Task to complete -> Please copy the lines below exactly, from the first one through the line showing "fig = go.Figure()".

Record extracts ->
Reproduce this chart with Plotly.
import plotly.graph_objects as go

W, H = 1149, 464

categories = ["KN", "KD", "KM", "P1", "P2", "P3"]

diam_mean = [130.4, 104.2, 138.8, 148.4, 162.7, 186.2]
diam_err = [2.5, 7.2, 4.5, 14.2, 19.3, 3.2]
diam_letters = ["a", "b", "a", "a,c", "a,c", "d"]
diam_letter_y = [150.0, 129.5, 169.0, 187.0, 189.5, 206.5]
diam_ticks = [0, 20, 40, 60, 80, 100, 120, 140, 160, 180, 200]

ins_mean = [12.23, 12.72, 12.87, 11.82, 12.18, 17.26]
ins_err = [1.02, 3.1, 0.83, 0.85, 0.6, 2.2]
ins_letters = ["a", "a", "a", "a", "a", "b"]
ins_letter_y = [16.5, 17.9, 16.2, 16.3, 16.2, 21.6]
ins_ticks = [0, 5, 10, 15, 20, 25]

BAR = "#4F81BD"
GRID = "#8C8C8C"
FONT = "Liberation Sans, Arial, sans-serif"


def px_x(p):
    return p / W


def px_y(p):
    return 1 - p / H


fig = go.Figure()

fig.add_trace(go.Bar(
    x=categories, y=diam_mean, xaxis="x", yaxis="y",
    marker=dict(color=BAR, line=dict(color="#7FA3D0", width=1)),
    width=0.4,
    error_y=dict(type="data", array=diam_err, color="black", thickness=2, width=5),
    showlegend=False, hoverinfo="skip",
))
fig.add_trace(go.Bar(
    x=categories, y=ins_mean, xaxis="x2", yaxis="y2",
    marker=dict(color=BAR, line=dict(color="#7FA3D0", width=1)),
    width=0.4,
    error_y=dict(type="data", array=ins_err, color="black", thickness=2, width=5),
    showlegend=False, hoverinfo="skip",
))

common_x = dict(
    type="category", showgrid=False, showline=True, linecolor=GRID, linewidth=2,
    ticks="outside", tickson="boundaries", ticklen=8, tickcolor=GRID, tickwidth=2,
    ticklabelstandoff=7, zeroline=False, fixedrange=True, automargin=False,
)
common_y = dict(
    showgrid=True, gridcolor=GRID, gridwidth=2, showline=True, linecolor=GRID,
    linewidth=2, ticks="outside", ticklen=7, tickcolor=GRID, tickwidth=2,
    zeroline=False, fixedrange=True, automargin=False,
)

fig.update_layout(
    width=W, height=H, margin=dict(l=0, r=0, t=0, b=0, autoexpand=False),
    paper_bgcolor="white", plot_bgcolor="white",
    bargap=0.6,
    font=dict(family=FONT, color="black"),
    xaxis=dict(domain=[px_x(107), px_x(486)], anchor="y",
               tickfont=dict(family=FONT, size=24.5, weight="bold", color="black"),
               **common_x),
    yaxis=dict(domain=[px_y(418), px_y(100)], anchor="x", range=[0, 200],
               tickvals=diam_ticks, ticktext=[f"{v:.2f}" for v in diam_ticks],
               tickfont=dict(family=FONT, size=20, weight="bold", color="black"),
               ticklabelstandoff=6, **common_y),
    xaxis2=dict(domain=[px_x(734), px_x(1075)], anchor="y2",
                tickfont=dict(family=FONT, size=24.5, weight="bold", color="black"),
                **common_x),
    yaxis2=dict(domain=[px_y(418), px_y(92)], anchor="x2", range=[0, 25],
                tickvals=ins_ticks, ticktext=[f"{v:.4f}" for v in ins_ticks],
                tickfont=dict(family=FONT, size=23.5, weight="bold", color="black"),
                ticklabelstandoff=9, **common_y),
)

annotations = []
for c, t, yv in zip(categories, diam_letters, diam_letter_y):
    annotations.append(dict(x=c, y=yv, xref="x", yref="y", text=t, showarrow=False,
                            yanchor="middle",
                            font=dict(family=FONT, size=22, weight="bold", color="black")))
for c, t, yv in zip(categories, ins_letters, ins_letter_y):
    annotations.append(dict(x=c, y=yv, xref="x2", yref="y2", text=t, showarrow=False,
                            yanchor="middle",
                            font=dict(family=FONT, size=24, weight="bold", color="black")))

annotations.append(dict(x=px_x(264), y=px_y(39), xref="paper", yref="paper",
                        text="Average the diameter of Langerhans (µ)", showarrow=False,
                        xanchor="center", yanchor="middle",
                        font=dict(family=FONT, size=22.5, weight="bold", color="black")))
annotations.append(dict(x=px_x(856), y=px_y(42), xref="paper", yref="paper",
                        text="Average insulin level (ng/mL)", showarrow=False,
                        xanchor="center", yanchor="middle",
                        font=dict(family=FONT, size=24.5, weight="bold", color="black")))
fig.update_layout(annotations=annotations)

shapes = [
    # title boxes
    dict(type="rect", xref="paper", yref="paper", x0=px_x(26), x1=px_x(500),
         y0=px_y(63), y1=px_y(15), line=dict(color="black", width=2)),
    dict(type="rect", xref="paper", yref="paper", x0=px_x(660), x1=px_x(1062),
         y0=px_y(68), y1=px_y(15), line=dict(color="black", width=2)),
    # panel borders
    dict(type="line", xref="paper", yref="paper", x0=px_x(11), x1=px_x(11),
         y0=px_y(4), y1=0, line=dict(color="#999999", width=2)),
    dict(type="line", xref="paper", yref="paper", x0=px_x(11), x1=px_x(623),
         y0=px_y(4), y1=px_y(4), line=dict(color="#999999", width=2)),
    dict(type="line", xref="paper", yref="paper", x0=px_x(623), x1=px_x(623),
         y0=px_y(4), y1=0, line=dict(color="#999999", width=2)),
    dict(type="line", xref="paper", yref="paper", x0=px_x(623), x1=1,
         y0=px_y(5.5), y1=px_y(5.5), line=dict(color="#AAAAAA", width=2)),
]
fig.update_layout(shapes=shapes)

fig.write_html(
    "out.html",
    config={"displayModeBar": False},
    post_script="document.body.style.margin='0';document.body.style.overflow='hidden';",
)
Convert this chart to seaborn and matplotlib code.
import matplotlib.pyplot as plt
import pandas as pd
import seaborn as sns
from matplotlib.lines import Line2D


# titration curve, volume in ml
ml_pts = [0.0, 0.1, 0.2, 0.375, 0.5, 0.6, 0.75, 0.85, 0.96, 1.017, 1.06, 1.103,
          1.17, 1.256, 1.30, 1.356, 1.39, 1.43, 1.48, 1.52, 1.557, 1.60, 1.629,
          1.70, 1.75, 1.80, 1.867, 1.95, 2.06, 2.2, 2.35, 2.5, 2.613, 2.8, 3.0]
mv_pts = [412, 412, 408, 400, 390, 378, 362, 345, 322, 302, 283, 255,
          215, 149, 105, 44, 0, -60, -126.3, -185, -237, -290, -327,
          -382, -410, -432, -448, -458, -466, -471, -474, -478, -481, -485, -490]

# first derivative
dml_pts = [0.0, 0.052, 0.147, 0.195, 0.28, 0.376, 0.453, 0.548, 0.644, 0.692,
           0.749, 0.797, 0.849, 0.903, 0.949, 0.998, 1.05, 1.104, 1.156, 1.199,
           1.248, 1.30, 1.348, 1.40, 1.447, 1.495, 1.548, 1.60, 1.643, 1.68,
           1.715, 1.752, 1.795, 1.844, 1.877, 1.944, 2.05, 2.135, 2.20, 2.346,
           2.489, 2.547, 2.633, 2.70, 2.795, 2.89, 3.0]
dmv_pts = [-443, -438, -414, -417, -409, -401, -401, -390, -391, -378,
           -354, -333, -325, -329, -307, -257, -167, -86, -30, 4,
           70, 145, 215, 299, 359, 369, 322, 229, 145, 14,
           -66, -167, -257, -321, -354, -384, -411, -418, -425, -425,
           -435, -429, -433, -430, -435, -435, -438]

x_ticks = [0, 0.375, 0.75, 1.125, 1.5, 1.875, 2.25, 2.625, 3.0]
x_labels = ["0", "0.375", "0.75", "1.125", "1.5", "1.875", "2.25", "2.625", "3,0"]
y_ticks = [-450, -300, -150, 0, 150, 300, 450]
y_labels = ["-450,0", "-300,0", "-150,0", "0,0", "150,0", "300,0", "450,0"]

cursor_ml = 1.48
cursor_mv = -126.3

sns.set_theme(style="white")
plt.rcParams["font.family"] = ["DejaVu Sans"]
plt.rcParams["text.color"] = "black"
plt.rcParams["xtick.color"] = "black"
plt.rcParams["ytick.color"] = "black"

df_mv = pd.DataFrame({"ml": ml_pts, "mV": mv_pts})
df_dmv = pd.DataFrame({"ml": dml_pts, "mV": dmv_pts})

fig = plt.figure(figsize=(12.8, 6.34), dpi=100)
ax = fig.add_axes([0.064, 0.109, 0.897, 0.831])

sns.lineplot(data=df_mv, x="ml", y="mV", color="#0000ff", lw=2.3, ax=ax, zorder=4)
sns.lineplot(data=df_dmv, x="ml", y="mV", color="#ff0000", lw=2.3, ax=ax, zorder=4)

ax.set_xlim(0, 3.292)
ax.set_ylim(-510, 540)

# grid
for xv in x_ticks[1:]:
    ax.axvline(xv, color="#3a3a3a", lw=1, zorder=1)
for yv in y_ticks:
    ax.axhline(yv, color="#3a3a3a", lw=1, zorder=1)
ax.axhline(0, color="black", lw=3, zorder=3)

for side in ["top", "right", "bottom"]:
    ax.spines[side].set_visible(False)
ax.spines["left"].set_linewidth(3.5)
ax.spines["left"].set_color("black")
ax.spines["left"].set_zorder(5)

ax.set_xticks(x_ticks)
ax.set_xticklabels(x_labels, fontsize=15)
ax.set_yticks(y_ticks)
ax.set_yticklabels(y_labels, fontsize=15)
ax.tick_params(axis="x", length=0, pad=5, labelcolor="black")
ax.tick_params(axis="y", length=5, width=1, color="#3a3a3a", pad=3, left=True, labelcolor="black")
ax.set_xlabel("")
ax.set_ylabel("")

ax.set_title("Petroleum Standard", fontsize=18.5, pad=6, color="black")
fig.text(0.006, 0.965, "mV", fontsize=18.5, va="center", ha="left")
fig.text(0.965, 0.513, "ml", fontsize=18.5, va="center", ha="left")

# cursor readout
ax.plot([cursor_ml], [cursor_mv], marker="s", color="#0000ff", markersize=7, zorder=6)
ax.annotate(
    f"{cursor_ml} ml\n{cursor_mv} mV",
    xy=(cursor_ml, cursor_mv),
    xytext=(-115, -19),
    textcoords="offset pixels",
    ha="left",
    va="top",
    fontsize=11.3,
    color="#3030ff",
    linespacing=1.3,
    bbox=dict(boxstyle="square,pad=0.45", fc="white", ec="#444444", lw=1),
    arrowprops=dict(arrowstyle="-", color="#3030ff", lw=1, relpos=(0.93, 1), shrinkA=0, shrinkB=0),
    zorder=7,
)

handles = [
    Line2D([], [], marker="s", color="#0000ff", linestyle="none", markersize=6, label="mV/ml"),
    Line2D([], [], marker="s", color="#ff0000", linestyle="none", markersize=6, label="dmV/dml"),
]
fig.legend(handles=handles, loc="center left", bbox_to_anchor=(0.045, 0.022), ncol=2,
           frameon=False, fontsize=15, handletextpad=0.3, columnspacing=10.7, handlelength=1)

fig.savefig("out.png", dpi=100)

Solution for this problem ->
Reproduce this chart with Plotly.
import plotly.graph_objects as go

W, H = 1149, 464

categories = ["KN", "KD", "KM", "P1", "P2", "P3"]

diam_mean = [130.4, 104.2, 138.8, 148.4, 162.7, 186.2]
diam_err = [2.5, 7.2, 4.5, 14.2, 19.3, 3.2]
diam_letters = ["a", "b", "a", "a,c", "a,c", "d"]
diam_letter_y = [150.0, 129.5, 169.0, 187.0, 189.5, 206.5]
diam_ticks = [0, 20, 40, 60, 80, 100, 120, 140, 160, 180, 200]

ins_mean = [12.23, 12.72, 12.87, 11.82, 12.18, 17.26]
ins_err = [1.02, 3.1, 0.83, 0.85, 0.6, 2.2]
ins_letters = ["a", "a", "a", "a", "a", "b"]
ins_letter_y = [16.5, 17.9, 16.2, 16.3, 16.2, 21.6]
ins_ticks = [0, 5, 10, 15, 20, 25]

BAR = "#4F81BD"
GRID = "#8C8C8C"
FONT = "Liberation Sans, Arial, sans-serif"


def px_x(p):
    return p / W


def px_y(p):
    return 1 - p / H


fig = go.Figure()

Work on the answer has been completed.